= Exercise details =
Exactly the lines from the start of the data below through the line that contains "Chart.register(...registerables);" are to be copied, with pictures left out.

## begin Data segment

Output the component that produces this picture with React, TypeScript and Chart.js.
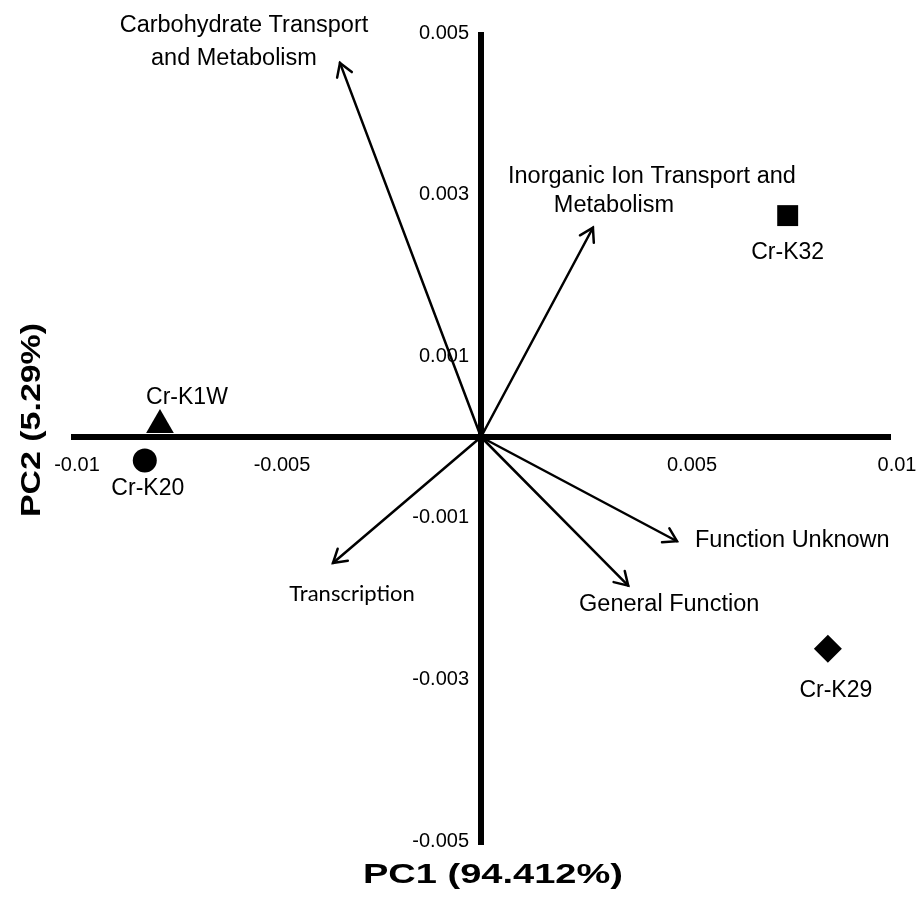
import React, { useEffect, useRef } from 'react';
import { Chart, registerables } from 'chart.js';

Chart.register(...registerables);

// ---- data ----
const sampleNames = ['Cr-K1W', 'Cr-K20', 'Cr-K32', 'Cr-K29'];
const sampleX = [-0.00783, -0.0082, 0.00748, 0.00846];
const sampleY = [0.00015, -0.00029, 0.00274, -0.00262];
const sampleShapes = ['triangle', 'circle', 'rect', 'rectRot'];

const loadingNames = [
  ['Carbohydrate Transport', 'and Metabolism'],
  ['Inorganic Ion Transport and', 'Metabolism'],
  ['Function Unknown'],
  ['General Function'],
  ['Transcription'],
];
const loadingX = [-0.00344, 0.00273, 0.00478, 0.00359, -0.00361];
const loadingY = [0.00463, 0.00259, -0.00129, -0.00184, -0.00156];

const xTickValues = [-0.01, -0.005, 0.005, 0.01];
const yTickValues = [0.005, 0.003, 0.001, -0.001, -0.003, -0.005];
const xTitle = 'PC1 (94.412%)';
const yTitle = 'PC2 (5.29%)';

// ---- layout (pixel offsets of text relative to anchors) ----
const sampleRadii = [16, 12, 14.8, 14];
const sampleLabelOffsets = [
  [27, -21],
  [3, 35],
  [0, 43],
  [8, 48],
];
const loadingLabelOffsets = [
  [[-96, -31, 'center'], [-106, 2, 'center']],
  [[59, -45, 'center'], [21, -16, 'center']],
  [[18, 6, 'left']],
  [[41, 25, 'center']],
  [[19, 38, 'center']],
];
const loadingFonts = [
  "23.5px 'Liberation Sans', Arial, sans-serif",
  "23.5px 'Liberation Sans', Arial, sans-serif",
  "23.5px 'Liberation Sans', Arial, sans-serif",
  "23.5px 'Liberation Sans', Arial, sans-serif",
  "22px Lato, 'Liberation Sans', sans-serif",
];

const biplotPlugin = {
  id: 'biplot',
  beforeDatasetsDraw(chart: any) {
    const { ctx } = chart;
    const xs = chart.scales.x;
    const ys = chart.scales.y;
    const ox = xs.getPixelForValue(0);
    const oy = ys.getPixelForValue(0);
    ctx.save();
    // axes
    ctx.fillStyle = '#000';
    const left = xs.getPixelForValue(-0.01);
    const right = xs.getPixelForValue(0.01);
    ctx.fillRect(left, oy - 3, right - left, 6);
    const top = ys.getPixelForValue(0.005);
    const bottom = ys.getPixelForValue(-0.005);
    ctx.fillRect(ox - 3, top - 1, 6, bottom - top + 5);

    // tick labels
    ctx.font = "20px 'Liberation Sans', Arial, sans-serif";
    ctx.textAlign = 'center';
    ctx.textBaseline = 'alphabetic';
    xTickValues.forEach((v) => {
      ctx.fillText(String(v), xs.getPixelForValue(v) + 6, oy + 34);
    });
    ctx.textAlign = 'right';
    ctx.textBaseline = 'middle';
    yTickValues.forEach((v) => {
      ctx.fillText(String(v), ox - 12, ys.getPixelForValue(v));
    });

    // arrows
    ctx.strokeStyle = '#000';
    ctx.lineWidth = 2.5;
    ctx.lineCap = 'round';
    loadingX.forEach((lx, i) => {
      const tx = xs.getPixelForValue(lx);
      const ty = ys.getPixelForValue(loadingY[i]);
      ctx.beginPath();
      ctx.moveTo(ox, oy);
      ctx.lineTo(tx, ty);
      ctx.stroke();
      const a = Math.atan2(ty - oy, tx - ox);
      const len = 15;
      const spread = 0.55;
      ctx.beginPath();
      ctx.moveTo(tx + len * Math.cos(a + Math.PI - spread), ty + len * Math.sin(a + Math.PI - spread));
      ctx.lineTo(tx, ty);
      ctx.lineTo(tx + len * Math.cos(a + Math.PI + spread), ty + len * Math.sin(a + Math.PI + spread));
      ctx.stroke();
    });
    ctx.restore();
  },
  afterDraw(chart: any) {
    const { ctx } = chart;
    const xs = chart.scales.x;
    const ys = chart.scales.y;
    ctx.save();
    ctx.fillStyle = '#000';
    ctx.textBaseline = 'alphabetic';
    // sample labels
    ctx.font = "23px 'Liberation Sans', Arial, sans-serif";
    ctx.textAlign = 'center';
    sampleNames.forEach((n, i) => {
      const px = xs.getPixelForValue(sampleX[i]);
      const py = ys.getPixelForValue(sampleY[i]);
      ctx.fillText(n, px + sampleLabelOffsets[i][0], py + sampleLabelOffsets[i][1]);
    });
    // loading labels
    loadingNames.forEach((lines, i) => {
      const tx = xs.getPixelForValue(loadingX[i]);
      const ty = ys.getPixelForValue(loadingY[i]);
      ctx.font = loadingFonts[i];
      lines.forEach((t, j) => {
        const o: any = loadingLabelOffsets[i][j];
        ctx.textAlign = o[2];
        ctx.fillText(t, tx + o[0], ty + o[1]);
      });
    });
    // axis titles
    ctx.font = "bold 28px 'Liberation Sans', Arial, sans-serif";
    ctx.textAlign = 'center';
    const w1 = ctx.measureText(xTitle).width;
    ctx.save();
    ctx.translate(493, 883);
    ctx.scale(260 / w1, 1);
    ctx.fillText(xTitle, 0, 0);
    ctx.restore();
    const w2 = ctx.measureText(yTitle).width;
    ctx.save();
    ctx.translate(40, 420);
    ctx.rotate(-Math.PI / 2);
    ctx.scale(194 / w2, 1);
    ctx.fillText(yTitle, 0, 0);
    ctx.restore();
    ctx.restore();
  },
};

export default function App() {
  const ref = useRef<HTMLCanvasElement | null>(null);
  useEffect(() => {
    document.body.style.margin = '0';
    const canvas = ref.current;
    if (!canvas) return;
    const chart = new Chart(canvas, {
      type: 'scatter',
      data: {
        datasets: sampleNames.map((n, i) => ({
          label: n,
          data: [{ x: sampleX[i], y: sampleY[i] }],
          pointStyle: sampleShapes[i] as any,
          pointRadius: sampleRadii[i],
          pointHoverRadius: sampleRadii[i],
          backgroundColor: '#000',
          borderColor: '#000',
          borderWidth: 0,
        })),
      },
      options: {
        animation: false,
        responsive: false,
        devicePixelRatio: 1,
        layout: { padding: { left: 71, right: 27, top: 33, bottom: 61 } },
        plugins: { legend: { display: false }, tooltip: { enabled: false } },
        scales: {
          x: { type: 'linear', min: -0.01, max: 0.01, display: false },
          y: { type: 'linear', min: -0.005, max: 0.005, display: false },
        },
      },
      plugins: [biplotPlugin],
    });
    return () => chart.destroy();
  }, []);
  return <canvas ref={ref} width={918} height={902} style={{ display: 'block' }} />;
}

## end Data segment

= The response =
Output the component that produces this picture with React, TypeScript and Chart.js.
import React, { useEffect, useRef } from 'react';
import { Chart, registerables } from 'chart.js';

Chart.register(...registerables);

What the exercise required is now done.